Why It Matters: Opening the 3D Window.
This study marks a big shift: from one-dimensional averages of exoplanet atmospheres to multidimensional maps that reveal how energy, chemistry and dynamics play out across a planet. For worlds like WASP-18b (and many others), this means:
- Better constraints on atmospheric dynamics: how winds, jets and magnetic drag shape temperature distribution.
- Clues to chemical transitions: like dissociation of molecules at high temperatures, and how that affects observed abundances.
- Pathways to compare observed structure vs theoretical models (GCMs), refining our understanding of exoplanet climate.
- A template for future observations: JWST and future telescopes can apply this approach across a variety of planets (cooler hot Jupiters, smaller planets) and build a comparative atlas of exoplanet atmospheres. From the paper: “Similar future analyses will reveal the three-dimensional thermal, chemical and dynamical properties of a broad range of exoplanet atmospheres.”

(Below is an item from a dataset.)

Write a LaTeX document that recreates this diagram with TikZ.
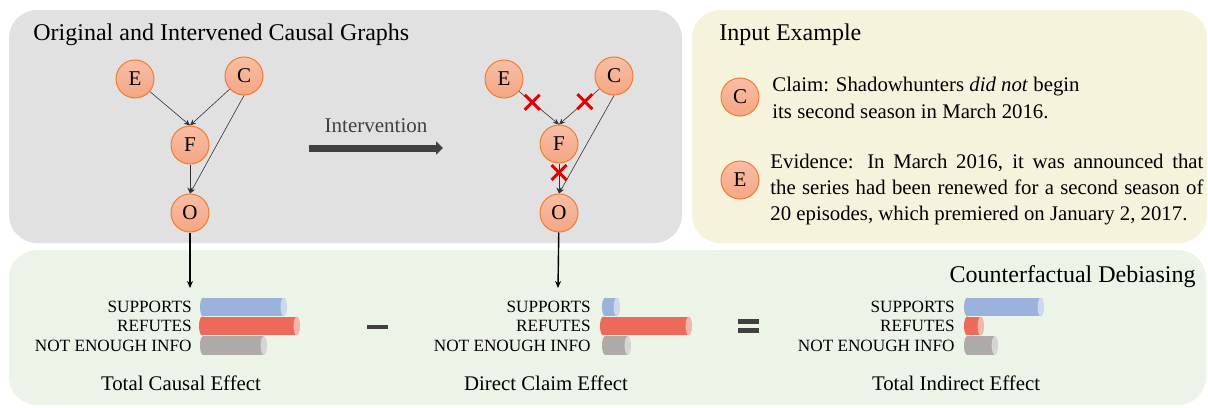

Imagine standing on the dayside of WASP-18b: at the substellar point you’re baking under ~3000 K, molecules tear apart, optical absorbers trap heat causing a thermal inversion, the ‘hotspot’ glows fiercely. Move sideways toward the limb and you find yourself in a cooler “ring” (~2500 K), where the chemistry looks very different. The heat doesn’t just radiate evenly — the planet’s atmospheric behavior is rich, complex, and now we’re finally starting to map it.